### Required work
Carry none of the pictures over; set down the material below exactly.

### Collected material
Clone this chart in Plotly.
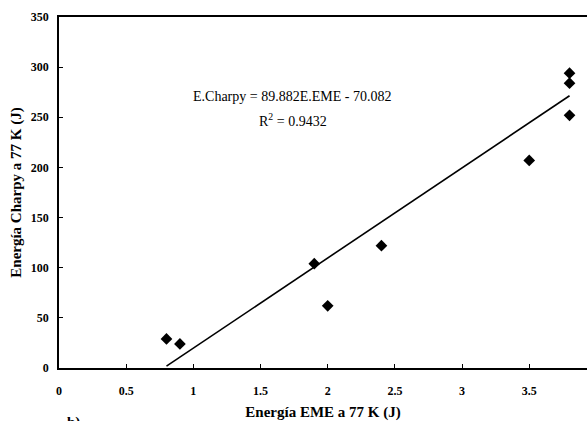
import plotly.graph_objects as go

# Data
eme = [0.8, 0.9, 1.9, 2.0, 2.4, 3.5, 3.8, 3.8, 3.8]
charpy = [29, 24, 104, 62, 122, 207, 252, 284, 294]
slope = 89.882
intercept = -70.082
r2 = 0.9432
x_ticks = [0, 0.5, 1, 1.5, 2, 2.5, 3, 3.5]
x_tick_labels = ["0", "0.5", "1", "1.5", "2", "2.5", "3", "3.5"]
y_ticks = [0, 50, 100, 150, 200, 250, 300, 350]

fit_x = [min(eme), max(eme)]
fit_y = [slope * v + intercept for v in fit_x]

FONT = "Liberation Serif"

fig = go.Figure()
fig.add_trace(go.Scatter(x=fit_x, y=fit_y, mode="lines",
                         line=dict(color="black", width=1.6), hoverinfo="skip"))
fig.add_trace(go.Scatter(x=eme, y=charpy, mode="markers",
                         marker=dict(symbol="diamond", size=9, color="black",
                                     line=dict(width=0))))

fig.add_annotation(x=0.441, y=0.80, xref="paper", yref="paper",
                   text="E.Charpy = %.3fE.EME - %.3f" % (slope, -intercept),
                   showarrow=False, font=dict(family=FONT, size=14, color="black"))
fig.add_annotation(x=0.443, y=0.738, xref="paper", yref="paper",
                   text="R<sup>2</sup> = %.4f" % r2,
                   showarrow=False, font=dict(family=FONT, size=14, color="black"))
fig.add_annotation(x=0.028, y=-0.125, xref="paper", yref="paper",
                   text="<b>b)</b>", xanchor="center", yanchor="top",
                   showarrow=False, font=dict(family=FONT, size=15, color="black"))

fig.update_layout(
    width=587, height=421,
    margin=dict(l=59, r=0, t=17, b=53),
    paper_bgcolor="white", plot_bgcolor="white",
    showlegend=False,
    font=dict(family=FONT, color="black"),
    xaxis=dict(range=[0, 3.93], tickvals=x_ticks, ticktext=x_tick_labels,
               showgrid=False, zeroline=False, showline=True, linecolor="black",
               linewidth=1.5, mirror=True, ticks="inside", ticklen=4,
               tickcolor="black", tickwidth=1,
               tickfont=dict(family=FONT, size=12, weight="bold"),
               ticklabelstandoff=11,
               title=dict(text="<b>Energía EME a 77 K (J)</b>",
                          font=dict(family=FONT, size=15), standoff=12)),
    yaxis=dict(range=[0, 350], tickvals=y_ticks,
               showgrid=False, zeroline=False, showline=True, linecolor="black",
               linewidth=1.5, ticks="inside", ticklen=4, tickcolor="black",
               tickwidth=1,
               tickfont=dict(family=FONT, size=12, weight="bold"),
               ticklabelstandoff=6,
               title=dict(text="<b>Energía Charpy a 77 K (J)</b>",
                          font=dict(family=FONT, size=15), standoff=6)),
)

fig.write_html("out.html")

### Solution to the exercise
Clone this chart in Plotly.
import plotly.graph_objects as go

# Data
eme = [0.8, 0.9, 1.9, 2.0, 2.4, 3.5, 3.8, 3.8, 3.8]
charpy = [29, 24, 104, 62, 122, 207, 252, 284, 294]
slope = 89.882
intercept = -70.082
r2 = 0.9432
x_ticks = [0, 0.5, 1, 1.5, 2, 2.5, 3, 3.5]
x_tick_labels = ["0", "0.5", "1", "1.5", "2", "2.5", "3", "3.5"]
y_ticks = [0, 50, 100, 150, 200, 250, 300, 350]

fit_x = [min(eme), max(eme)]
fit_y = [slope * v + intercept for v in fit_x]

FONT = "Liberation Serif"

fig = go.Figure()
fig.add_trace(go.Scatter(x=fit_x, y=fit_y, mode="lines",
                         line=dict(color="black", width=1.6), hoverinfo="skip"))
fig.add_trace(go.Scatter(x=eme, y=charpy, mode="markers",
                         marker=dict(symbol="diamond", size=9, color="black",
                                     line=dict(width=0))))

fig.add_annotation(x=0.441, y=0.80, xref="paper", yref="paper",
                   text="E.Charpy = %.3fE.EME - %.3f" % (slope, -intercept),
                   showarrow=False, font=dict(family=FONT, size=14, color="black"))
fig.add_annotation(x=0.443, y=0.738, xref="paper", yref="paper",
                   text="R<sup>2</sup> = %.4f" % r2,
                   showarrow=False, font=dict(family=FONT, size=14, color="black"))
fig.add_annotation(x=0.028, y=-0.125, xref="paper", yref="paper",
                   text="<b>b)</b>", xanchor="center", yanchor="top",
                   showarrow=False, font=dict(family=FONT, size=15, color="black"))

fig.update_layout(
    width=587, height=421,
    margin=dict(l=59, r=0, t=17, b=53),
    paper_bgcolor="white", plot_bgcolor="white",
    showlegend=False,
    font=dict(family=FONT, color="black"),
    xaxis=dict(range=[0, 3.93], tickvals=x_ticks, ticktext=x_tick_labels,
               showgrid=False, zeroline=False, showline=True, linecolor="black",
               linewidth=1.5, mirror=True, ticks="inside", ticklen=4,
               tickcolor="black", tickwidth=1,
               tickfont=dict(family=FONT, size=12, weight="bold"),
               ticklabelstandoff=11,
               title=dict(text="<b>Energía EME a 77 K (J)</b>",
                          font=dict(family=FONT, size=15), standoff=12)),
    yaxis=dict(range=[0, 350], tickvals=y_ticks,
               showgrid=False, zeroline=False, showline=True, linecolor="black",
               linewidth=1.5, ticks="inside", ticklen=4, tickcolor="black",
               tickwidth=1,
               tickfont=dict(family=FONT, size=12, weight="bold"),
               ticklabelstandoff=6,
               title=dict(text="<b>Energía Charpy a 77 K (J)</b>",
                          font=dict(family=FONT, size=15), standoff=6)),
)

fig.write_html("out.html")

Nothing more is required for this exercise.